The result: 70-80% of visitors leave without applying. And the candidates you do get? They're not necessarily the best — they're the most desperate, or those with enough time to fill out an extensive form.

This is a huge problem. You invest thousands of euros in job board ads, employer branding, and sourcing to drive traffic to your job page. And then you lose the vast majority of that traffic through bad UX.

In this article, we show how to build a job page that converts at 30-50% or higher — and how that directly impacts your cost-per-hire and time-to-hire.

Why job page conversion is so low

Before we look at the solution, it's important to understand why candidates drop off. The main reasons:

Too much information, too little motivation

The typical job page opens with a lengthy company description, followed by an exhaustive list of requirements. The candidate has to figure out for themselves whether this is a fitting role — and most can't be bothered.

Unclear salary

In the Netherlands, salary transparency is still not the norm, but candidates increasingly expect it. Job postings without salary indication receive 30-40% fewer applications than those with salary.

Too many barriers

Every extra step in the application process costs you candidates:

  • Cover letter required? -40% conversion
  • More than 5 form fields? -25% conversion
  • Account creation required? -50% conversion
  • Not mobile-optimized? -60% conversion (from mobile visitors)
  • Poor mobile experience

    60-70% of candidates view jobs on their phone. Often while waiting, commuting, or in the evening on the couch. If your page doesn't work perfectly on mobile, you lose the majority of your audience.

    No urgency or social proof

    Why would a candidate apply now instead of tomorrow? Without urgency or evidence that others are also interested, candidates postpone — and then forget.

    The 8 principles of a high-converting job page

    1. A clear, attractive job title

    No internal jargon or inflated titles. Compare:

  • Bad: "Digital Innovation Specialist Level III — Business Unit Transformation"
  • Good: "Senior Full-Stack Developer"
  • Better: "Senior Full-Stack Developer — React & Node.js"
  • The title should make clear in 3 seconds what the job is. Add relevant technologies or specifications if it helps the target audience.

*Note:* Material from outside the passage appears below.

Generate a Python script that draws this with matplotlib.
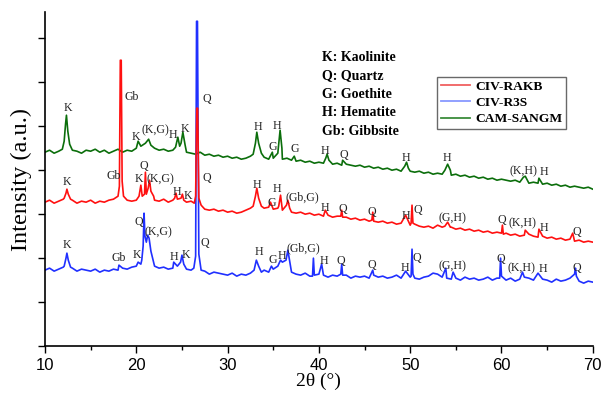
import numpy as np
import matplotlib
matplotlib.use('Agg')
import matplotlib.pyplot as plt
from matplotlib.lines import Line2D

# 2-theta grid for the baseline readings (every 0.5 deg)
two_theta = np.arange(10.0, 70.01, 0.5)

# baselines (arbitrary units, traces already offset)
green_base = [194, 196, 193, 195, 197, 194, 196, 195, 193, 196,
              195, 197, 194, 196, 193, 195, 197, 194, 196, 195,
              198, 200, 203, 201, 198, 196, 197, 195, 196, 199,
              197, 194, 193, 192, 194, 191, 192, 190, 191, 189,
              190, 188, 189, 187, 188, 190, 187, 188, 189, 187,
              188, 186, 187, 188, 186, 185, 186, 184, 185, 183,
              184, 183, 184, 182, 183, 181, 182, 181, 180, 181,
              179, 180, 178, 179, 177, 178, 176, 177, 175, 176,
              175, 174, 175, 173, 174, 172, 173, 172, 173, 171,
              172, 170, 171, 169, 170, 168, 169, 167, 168, 166,
              167, 166, 165, 166, 164, 165, 163, 164, 163, 162,
              163, 161, 162, 160, 161, 159, 160, 159, 158, 159,
              157]
red_base = [144, 146, 143, 145, 147, 144, 146, 143, 145, 144,
            146, 143, 145, 144, 146, 147, 145, 144, 146, 145,
            146, 148, 150, 147, 146, 145, 147, 144, 146, 148,
            146, 144, 145, 140, 138, 137, 136, 137, 135, 136,
            134, 135, 133, 134, 136, 138, 137, 140, 138, 139,
            137, 138, 136, 137, 134, 133, 134, 132, 133, 131,
            132, 130, 131, 129, 130, 128, 129, 127, 128, 126,
            127, 125, 126, 124, 125, 123, 124, 122, 123, 122,
            121, 122, 120, 119, 120, 118, 121, 119, 118, 119,
            117, 118, 116, 117, 115, 116, 114, 115, 113, 114,
            112, 113, 111, 112, 110, 111, 112, 110, 109, 110,
            108, 109, 107, 108, 106, 107, 105, 106, 104, 105,
            104]
blue_base = [76, 78, 75, 77, 79, 76, 78, 75, 77, 76,
             75, 77, 74, 76, 75, 77, 76, 78, 77, 79,
             80, 82, 88, 86, 80, 78, 79, 77, 78, 80,
             80, 77, 76, 74, 73, 75, 72, 74, 73, 72,
             71, 73, 70, 72, 71, 73, 76, 78, 76, 74,
             77, 80, 84, 78, 74, 72, 71, 73, 70, 71,
             72, 71, 69, 71, 70, 69, 71, 68, 70, 69,
             70, 68, 71, 69, 70, 68, 69, 71, 68, 70,
             69, 68, 67, 69, 70, 73, 72, 69, 68, 67,
             68, 66, 69, 67, 68, 66, 67, 69, 66, 68,
             67, 66, 68, 65, 67, 69, 68, 66, 65, 67,
             66, 64, 67, 65, 66, 68, 67, 65, 63, 65,
             64]

# peaks: each is a list of (2theta, intensity)
green_peaks = [
    [(11.9, 197), (12.1, 205), (12.25, 222), (12.35, 231), (12.5, 215), (12.7, 202), (12.9, 198)],
    [(20.2, 205)], [(21.35, 207), (21.6, 201)],
    [(24.3, 199), (24.55, 209), (24.75, 200)],
    [(24.9, 203), (25.1, 214), (25.35, 201)],
    [(32.8, 192), (33.05, 203), (33.2, 214), (33.4, 203), (33.7, 193)],
    [(34.9, 194)],
    [(35.5, 193), (35.75, 216), (35.95, 198)],
    [(37.3, 190)],
    [(40.75, 188), (40.9, 192), (41.1, 186)],
    [(42.6, 186)],
    [(49.4, 180), (49.6, 184), (49.8, 178)],
    [(53.8, 176), (54.1, 182), (54.4, 176)],
    [(62.4, 169), (62.6, 170)],
    [(64.1, 168)],
]
red_peaks = [
    [(12.1, 148), (12.3, 153), (12.4, 157), (12.55, 152), (12.8, 147)],
    [(18.0, 150), (18.15, 160), (18.25, 286), (18.35, 286), (18.45, 165), (18.6, 150)],
    [(20.3, 150), (20.5, 161), (20.65, 150), (20.9, 152), (21.0, 174), (21.1, 152),
     (21.3, 158), (21.45, 166), (21.6, 155), (21.9, 150)],
    [(24.2, 148), (24.35, 153), (24.5, 147)],
    [(24.9, 148), (25.05, 152), (25.2, 146)],
    [(26.35, 143), (26.5, 150), (26.62, 238), (26.72, 238), (26.85, 148), (27.1, 141)],
    [(32.8, 140), (33.05, 150), (33.2, 158), (33.4, 148), (33.7, 140)],
    [(34.7, 144)],
    [(35.6, 140), (35.8, 151), (35.95, 140)],
    [(36.45, 141), (36.6, 146), (36.8, 138)],
    [(40.7, 136)],
    [(42.4, 130), (42.5, 136), (42.6, 129)],
    [(45.8, 126), (45.9, 134), (46.0, 125)],
    [(49.5, 131)],
    [(50.1, 123), (50.2, 141), (50.3, 123)],
    [(53.8, 120), (54.1, 124), (54.4, 119)],
    [(60.0, 113), (60.1, 121), (60.2, 112)],
    [(62.6, 116)],
    [(64.1, 117)],
    [(67.8, 113)],
]
blue_peaks = [
    [(12.1, 80), (12.3, 88), (12.4, 93), (12.55, 86), (12.8, 79)],
    [(18.1, 81)],
    [(20.2, 84)],
    [(20.6, 86), (20.75, 100), (20.85, 133), (20.95, 110), (21.1, 104), (21.25, 111),
     (21.4, 108), (21.6, 95), (21.9, 84)],
    [(24.1, 84)],
    [(24.85, 84), (25.0, 91), (25.2, 82)],
    [(26.3, 78), (26.5, 90), (26.6, 325), (26.7, 325), (26.85, 92), (27.1, 76)],
    [(32.9, 76), (33.15, 86), (33.4, 80), (33.7, 74)],
    [(34.8, 80)],
    [(35.8, 86)],
    [(36.4, 86), (36.6, 96), (36.85, 82)],
    [(39.3, 70), (39.4, 88), (39.5, 71)],
    [(40.3, 82)],
    [(42.4, 72), (42.5, 82), (42.6, 71)],
    [(45.9, 76)],
    [(49.5, 75)],
    [(50.1, 70), (50.2, 97), (50.3, 72)],
    [(53.9, 78)], [(54.7, 74)],
    [(59.8, 68), (59.9, 88), (60.0, 70)],
    [(62.3, 74)],
    [(64.0, 73)],
    [(68.0, 72), (68.1, 78), (68.2, 70)],
]

# phase labels: (2theta, intensity, text)
green_labels = [(12.5, 238, 'K'), (19.9, 209, 'K'), (22.1, 216, '(K,G)'), (24.0, 211, 'H'),
                (25.35, 217, 'K'), (33.35, 219, 'H'), (34.9, 199, 'G'), (35.4, 220, 'H'),
                (37.4, 197, 'G'), (40.7, 195, 'H'), (42.7, 191, 'Q'), (49.5, 188, 'H'),
                (54.0, 188, 'H'), (62.4, 175, '(K,H)'), (64.7, 174, 'H')]
red_labels = [(19.5, 249, 'Gb'), (27.75, 247, 'Q'), (12.4, 164, 'K'), (17.55, 170, 'Gb'),
              (20.3, 167, 'K'), (20.85, 180, 'Q'), (22.6, 167, '(K,G)'), (24.5, 154, 'H'),
              (25.6, 150, 'K'), (27.75, 168, 'Q'), (33.2, 161, 'H'), (34.8, 143, 'G'),
              (35.4, 157, 'H'), (38.2, 149, '(Gb,G)'), (40.7, 138, 'H'), (42.6, 137, 'Q'),
              (45.85, 134, 'Q'), (49.5, 130, 'H'), (50.8, 136, 'Q'), (54.6, 128, '(G,H)'),
              (60.0, 126, 'Q'), (62.3, 123, '(K,H)'), (64.6, 118, 'H'), (68.3, 114, 'Q')]
blue_labels = [(12.4, 101, 'K'), (18.1, 88, 'Gb'), (20.05, 91, 'K'), (20.3, 124, 'Q'),
               (22.4, 114, '(K,G)'), (24.15, 89, 'H'), (25.4, 91, 'K'), (27.45, 103, 'Q'),
               (33.4, 94, 'H'), (34.9, 86, 'G'), (36.0, 90, 'H'), (38.3, 98, '(Gb,G)'),
               (40.5, 85, 'H'), (42.4, 85, 'Q'), (45.85, 81, 'Q'), (49.4, 78, 'H'),
               (50.7, 88, 'Q'), (54.6, 80, '(G,H)'), (59.9, 87, 'Q'), (62.2, 78, '(K,H)'),
               (64.5, 77, 'H'), (68.3, 78, 'Q')]

key_lines = ['K: Kaolinite', 'Q: Quartz', 'G: Goethite', 'H: Hematite', 'Gb: Gibbsite']
series_names = ['CIV-RAKB', 'CIV-R3S', 'CAM-SANGM']


def merge(base, peaks):
    xs = list(two_theta)
    ys = list(base)
    keep = np.ones(len(xs), bool)
    for pk in peaks:
        lo, hi = pk[0][0], pk[-1][0]
        for i, x in enumerate(xs):
            if lo - 1e-9 <= x <= hi + 1e-9:
                keep[i] = False
    pts = [(x, y) for x, y, k in zip(xs, ys, keep) if k]
    for pk in peaks:
        pts.extend(pk)
    pts.sort()
    return np.array([p[0] for p in pts]), np.array([p[1] for p in pts])


serif = 'Liberation Serif'
fig = plt.figure(figsize=(6.08, 3.96), dpi=100)
ax = fig.add_axes([0.074, 0.126, 0.901, 0.843])

gx, gy = merge(green_base, green_peaks)
bx, by = merge(blue_base, blue_peaks)
rx, ry = merge(red_base, red_peaks)
ax.plot(gx, gy, color='#0b6e0b', lw=1.2)
ax.plot(bx, by, color='#2030ff', lw=1.2)
ax.plot(rx, ry, color='#ff1010', lw=1.2)

for labels in (green_labels, red_labels, blue_labels):
    for x, y, t in labels:
        ax.text(x, y, t, ha='center', va='center', fontsize=8.6, family=serif, color='#222222')

for i, t in enumerate(key_lines):
    ax.text(40.3, 289 - i * 18.5, t, ha='left', va='center', fontsize=10,
            family=serif, fontweight='bold')

handles = [Line2D([], [], color='#f06060', lw=1.3),
           Line2D([], [], color='#8898ff', lw=1.3),
           Line2D([], [], color='#3c8c3c', lw=1.3)]
leg = ax.legend(handles, series_names, loc='upper left', bbox_to_anchor=(0.716, 0.807),
                prop={'family': serif, 'weight': 'bold', 'size': 9.7}, frameon=True,
                fancybox=False, handlelength=2.2, handletextpad=0.4, borderpad=0.25,
                labelspacing=0.3, borderaxespad=0)
leg.get_frame().set_edgecolor('#444444')
leg.get_frame().set_linewidth(1.0)

ax.set_xlim(10, 70)
ax.set_ylim(0, 334)
ax.set_xticks(np.arange(10, 71, 10))
ax.set_xticks(np.arange(15, 70, 10), minor=True)
ax.set_yticks(np.arange(0, 330, 44))
ax.set_yticklabels([])
ax.tick_params(axis='x', which='major', direction='out', length=5, width=1, labelsize=12)
ax.tick_params(axis='x', which='minor', direction='out', length=3, width=1)
ax.tick_params(axis='y', which='major', direction='out', length=5, width=1)
for lab in ax.get_xticklabels():
    lab.set_family('Liberation Sans')
ax.spines['top'].set_visible(False)
ax.spines['right'].set_visible(False)
ax.spines['left'].set_linewidth(1.2)
ax.spines['bottom'].set_linewidth(1.2)

ax.set_xlabel('2θ (°)', family=serif, fontsize=14, labelpad=0)
ax.set_ylabel('Intensity (a.u.)', family=serif, fontsize=17.5, labelpad=1)

fig.savefig('out.png', dpi=100)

    2. A short, candidate-focused description

    Maximum 3-4 lines about what the candidate will do and achieve. Not what you expect from them, but what they'll build, learn, and impact.

    Bad: "We're looking for a driven professional who wants to contribute to our digital transformation in a dynamic environment..."

    Good: "You'll build the next generation of our platform, used daily by 50,000 users. You'll work in a team of 6 developers and have direct impact on the product."

    3. Immediately visible CTA (Call to Action)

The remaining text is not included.